A year of Poverty, Painting and Food: Twelve years in catering over, my aim is to paint full time. Stu, my other half, is stuck as a chef feeding the x-thousand over an Edinburgh winter. His cooking tips and budgeting are propelling us through the year on a tenner a day, while I paint.. No comparison to Pablo's talent; I have just named my blog after the Paris studio where he suffered the twin purgatory of poverty and artistic ambition on the cusp.. I am emerging!

Saturday, 16 October 2010

Frames in the kitchen

Okay; this is going to be kind of bad timing; I'm in the living room trying to blog and Stu is in the kitchen painting frames. In between us is the radio playing an interview on Plantet Rock (house soundtrack courtesy of Stu) with Ian Rankin. So... I can't concentrate as I'm listening to Mr Rebus and Stu's commentary on the interview, one in each ear.
Been a good day on the art front; I spent the morning finishing a painting in the studio - after breakfast in bed prepared by the invalid I am meant to be looking after - which is kind of the last of the angel series. There is one small one to do which I started later, but this morning's saw me basically come full circle. When I happened upon the Ritchie Collins gallery back in the spring my first exhibits were for the Leith Festival, so I did a piece called 'The Harbour Arms', which was based on the idea of the guardian angel of the waters holding boats in her arms. The first piece was just that; angel holding boats. What I really envisaged was 'angel as harbour' with her arms forming the walls and big hands joined against the forces of nature without. Quite a few months and many angels later, I now have two versions of the harbour angel, with this latest probably the closest to my mental image. As I write this though I am thinking how cool it would be to do a purely monotone, drawn version; really stony and solid. Maybe I am not as close to completion as I thought... This 'last' one I have called 'Small Blue Haven' and she has the biggest hands - I was going to say 'ever' but then, with the last sentence in mind, who knows. I had already used up the title 'Angel Haven' which is also the title for the forthcoming show, on the previous incarnation, which is a little brighter due to the fact that I had just been reading about the Ballet Russe designs and so had a lot of pattern and turbans (?!) in my head.
Stu has been reworking the ideas we had for the frames as he goes along; different brushes, rollers, grades of sandpaper and wire wool... Briwax... it is all very satisfying and all the more so as I don't have to participate apart from pointing and suggesting. The first two big ones done are lovely and 'battered' but polished to hell and back, so there is a great contrast between the distressed state of the paint and the loving polish applied.

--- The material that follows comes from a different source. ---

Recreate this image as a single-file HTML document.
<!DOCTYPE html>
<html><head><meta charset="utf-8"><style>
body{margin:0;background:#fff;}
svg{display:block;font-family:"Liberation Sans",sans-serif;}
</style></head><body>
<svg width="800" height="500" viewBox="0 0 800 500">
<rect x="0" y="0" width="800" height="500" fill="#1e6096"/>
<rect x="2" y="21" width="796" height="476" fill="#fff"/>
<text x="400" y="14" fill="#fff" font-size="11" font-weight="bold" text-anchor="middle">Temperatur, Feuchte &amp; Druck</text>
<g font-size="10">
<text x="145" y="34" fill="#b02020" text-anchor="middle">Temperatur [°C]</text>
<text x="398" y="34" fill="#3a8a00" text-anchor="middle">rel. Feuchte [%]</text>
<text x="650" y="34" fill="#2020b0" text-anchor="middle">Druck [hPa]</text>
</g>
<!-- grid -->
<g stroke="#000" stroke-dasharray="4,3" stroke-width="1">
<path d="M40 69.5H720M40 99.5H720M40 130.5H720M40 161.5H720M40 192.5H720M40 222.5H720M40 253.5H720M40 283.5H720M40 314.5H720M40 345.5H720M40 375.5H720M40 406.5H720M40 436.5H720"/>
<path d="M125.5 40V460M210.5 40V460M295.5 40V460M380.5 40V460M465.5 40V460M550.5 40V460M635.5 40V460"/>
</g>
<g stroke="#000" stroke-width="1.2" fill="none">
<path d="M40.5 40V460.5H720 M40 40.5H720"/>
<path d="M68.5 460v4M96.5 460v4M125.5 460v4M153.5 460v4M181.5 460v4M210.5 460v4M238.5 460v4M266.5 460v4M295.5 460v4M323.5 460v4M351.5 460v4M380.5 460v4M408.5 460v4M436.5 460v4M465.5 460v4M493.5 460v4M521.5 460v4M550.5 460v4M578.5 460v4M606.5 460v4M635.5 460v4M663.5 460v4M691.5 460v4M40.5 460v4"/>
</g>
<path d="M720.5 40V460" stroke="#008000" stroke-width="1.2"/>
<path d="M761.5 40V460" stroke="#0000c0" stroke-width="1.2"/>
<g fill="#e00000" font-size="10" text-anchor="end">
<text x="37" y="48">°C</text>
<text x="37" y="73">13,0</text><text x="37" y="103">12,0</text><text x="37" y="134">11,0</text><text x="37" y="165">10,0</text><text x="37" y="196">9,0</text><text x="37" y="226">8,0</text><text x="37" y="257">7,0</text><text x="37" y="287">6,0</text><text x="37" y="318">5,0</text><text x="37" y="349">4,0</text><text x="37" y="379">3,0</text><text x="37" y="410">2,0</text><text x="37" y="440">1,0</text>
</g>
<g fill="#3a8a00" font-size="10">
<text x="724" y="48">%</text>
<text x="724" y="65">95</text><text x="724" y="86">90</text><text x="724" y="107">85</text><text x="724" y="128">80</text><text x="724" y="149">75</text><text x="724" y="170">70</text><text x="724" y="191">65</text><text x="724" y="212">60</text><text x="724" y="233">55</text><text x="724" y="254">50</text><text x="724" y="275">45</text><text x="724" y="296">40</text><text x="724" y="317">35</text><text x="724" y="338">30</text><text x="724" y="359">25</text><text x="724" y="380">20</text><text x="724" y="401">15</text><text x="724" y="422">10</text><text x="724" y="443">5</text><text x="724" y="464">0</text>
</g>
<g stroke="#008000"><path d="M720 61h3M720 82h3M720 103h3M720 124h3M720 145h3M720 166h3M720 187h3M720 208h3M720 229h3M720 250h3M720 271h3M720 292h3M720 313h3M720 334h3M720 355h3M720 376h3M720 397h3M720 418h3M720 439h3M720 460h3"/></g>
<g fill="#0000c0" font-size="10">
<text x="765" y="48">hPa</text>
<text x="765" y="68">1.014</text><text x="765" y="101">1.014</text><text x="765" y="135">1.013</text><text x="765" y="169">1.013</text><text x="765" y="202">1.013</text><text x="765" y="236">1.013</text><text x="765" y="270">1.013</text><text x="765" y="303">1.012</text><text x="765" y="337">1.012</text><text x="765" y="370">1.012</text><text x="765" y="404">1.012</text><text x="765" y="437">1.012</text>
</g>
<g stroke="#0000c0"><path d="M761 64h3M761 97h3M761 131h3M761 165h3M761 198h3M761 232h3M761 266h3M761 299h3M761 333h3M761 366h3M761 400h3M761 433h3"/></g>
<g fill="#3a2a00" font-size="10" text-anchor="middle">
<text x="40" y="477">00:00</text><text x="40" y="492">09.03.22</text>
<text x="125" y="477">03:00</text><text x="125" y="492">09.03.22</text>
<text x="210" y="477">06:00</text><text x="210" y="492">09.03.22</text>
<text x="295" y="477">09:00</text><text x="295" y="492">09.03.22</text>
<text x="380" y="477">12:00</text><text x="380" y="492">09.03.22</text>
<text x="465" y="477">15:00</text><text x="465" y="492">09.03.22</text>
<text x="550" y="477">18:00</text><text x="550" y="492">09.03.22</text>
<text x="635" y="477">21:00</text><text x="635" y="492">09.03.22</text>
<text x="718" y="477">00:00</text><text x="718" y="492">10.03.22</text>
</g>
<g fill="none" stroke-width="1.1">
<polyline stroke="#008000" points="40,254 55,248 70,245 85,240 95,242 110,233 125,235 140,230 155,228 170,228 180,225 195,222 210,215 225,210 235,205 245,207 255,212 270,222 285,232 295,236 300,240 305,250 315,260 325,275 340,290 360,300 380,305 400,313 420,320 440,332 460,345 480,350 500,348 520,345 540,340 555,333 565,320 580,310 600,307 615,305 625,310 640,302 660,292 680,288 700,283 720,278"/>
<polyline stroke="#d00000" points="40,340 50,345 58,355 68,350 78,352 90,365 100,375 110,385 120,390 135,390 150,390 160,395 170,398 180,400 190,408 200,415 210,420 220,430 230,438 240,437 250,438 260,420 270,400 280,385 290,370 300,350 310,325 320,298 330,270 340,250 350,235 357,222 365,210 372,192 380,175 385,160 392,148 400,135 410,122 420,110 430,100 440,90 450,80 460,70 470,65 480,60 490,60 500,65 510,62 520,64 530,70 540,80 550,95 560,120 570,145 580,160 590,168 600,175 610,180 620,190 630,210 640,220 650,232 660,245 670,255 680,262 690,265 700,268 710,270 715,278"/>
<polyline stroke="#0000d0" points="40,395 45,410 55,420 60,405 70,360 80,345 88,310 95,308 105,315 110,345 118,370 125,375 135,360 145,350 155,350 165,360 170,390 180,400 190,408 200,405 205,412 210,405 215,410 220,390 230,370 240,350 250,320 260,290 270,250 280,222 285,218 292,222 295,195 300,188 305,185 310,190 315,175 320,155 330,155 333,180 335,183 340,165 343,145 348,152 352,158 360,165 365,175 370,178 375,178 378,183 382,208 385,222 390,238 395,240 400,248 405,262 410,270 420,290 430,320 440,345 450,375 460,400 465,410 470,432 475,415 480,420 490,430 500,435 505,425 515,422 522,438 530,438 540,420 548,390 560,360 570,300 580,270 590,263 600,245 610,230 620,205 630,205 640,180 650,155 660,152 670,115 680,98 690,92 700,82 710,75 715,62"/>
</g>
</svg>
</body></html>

Part way through I realised that what they remind me of a lot is the old much-used guitars of Jimi Hendrix and the like, where layers of paint and polish have been gradually demolished by years of play leaving bare wood in places and various graduations of colour elsewhere. Makes sense when Stu is a bit of a guitar geek too.
I am going to sorely miss this little workshop world we have been in for the last few days; I can't wait until this becomes the norm. without any annoying cashdayjobs to get in the way. I'm quite confident that we will work well as a creative duo - nay, magnificently! It's awesome getting to consult on the frames for each painting layer by layer, sand by sand; we hope to offer this kind of service to other artists as well as myself in the long run which is, I think, pretty rare.

Frames in the kitchen, paintings to the left, here I am, stuck in the middle with you.